AppLovin Corp's shares gained 1.6% in pre-open trading today after Raymond James launched coverage of the company with a Strong Buy recommendation and a $640 price objective. The firm highlighted three pillars supporting its bullish stance: the company's move into e-commerce advertising as a way to broaden its total addressable market, an expected 20-30% baseline growth rate in its core advertising business driven by ongoing enhancements to the Axon AI model, and what Raymond James described as a best-in-class financial profile.
That initiation arrives against a backdrop of widespread analyst optimism. All 28 analysts covering AppLovin currently carry buy recommendations, with no sell ratings on the books and an average 12-month price target near $650. Citi has reiterated a Buy rating with a $710 target, and other firms, including Daiwa, have recently increased their own estimates. The prevailing consensus places AppLovin well inside the buy camp among institutional research desks.

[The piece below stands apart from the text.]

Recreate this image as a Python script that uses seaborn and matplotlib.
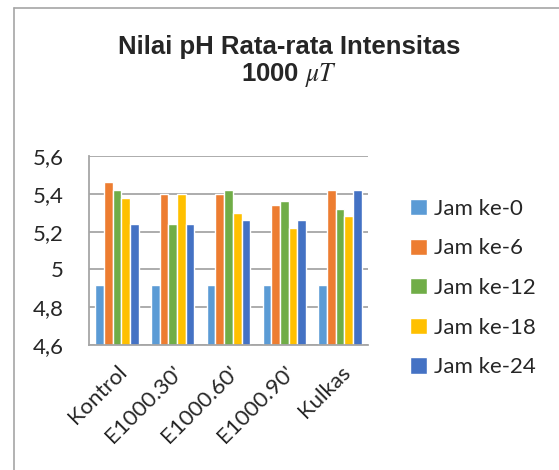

The AXON AI advertising platform, which AppLovin publicly launched in June 2026, remains central to the bullish narrative. CEO Arash Foroughi has called the product a "game-changer" for unlocking fresh growth opportunities, and analysts point to the platform's improvements as the primary driver of the projected 20-30% growth range for the core ads business. That roadmap is a focal point for the street's expectations, even as some near-term execution risks related to the platform's global roll-out have contributed to elevated share-price volatility.
Market conditions outside AppLovin offered little tailwind today. Major U.S. equity benchmarks were essentially flat to modestly lower, and there were no significant macro releases scheduled that would drive direction for the session. In this environment, APP's rally is almost entirely company-specific.
The stock has experienced notable swings in recent weeks. After trading above $600 earlier in the period, shares slid into the mid-$440s during mid-June. That pullback was partly attributed to insider share sales by the company's CEO and CTO. AppLovin then posted a strong rebound session on June 26 and carried that momentum into pre-market trading today, a recovery that Raymond James' initiation and the broader analyst consensus appear to be reinforcing.
From a valuation and investor-access perspective, the initiation by Raymond James offers an institutional stamp of approval at a moment when the stock is significantly below its 52-week high of $745.61. For some investors, the combination of a high-profile buy rating, a deeply bullish analyst cohort, and the AXON expansion narrative may present an attractive entry point, though the outlook remains subject to execution dynamics as the platform scales.
Sector and market context
- Primary sectors impacted: advertising technology and digital advertising, with potential spillover into e-commerce marketing spend.
- Market impact: company-specific movement within equities rather than broad market leadership, given muted action in major indexes.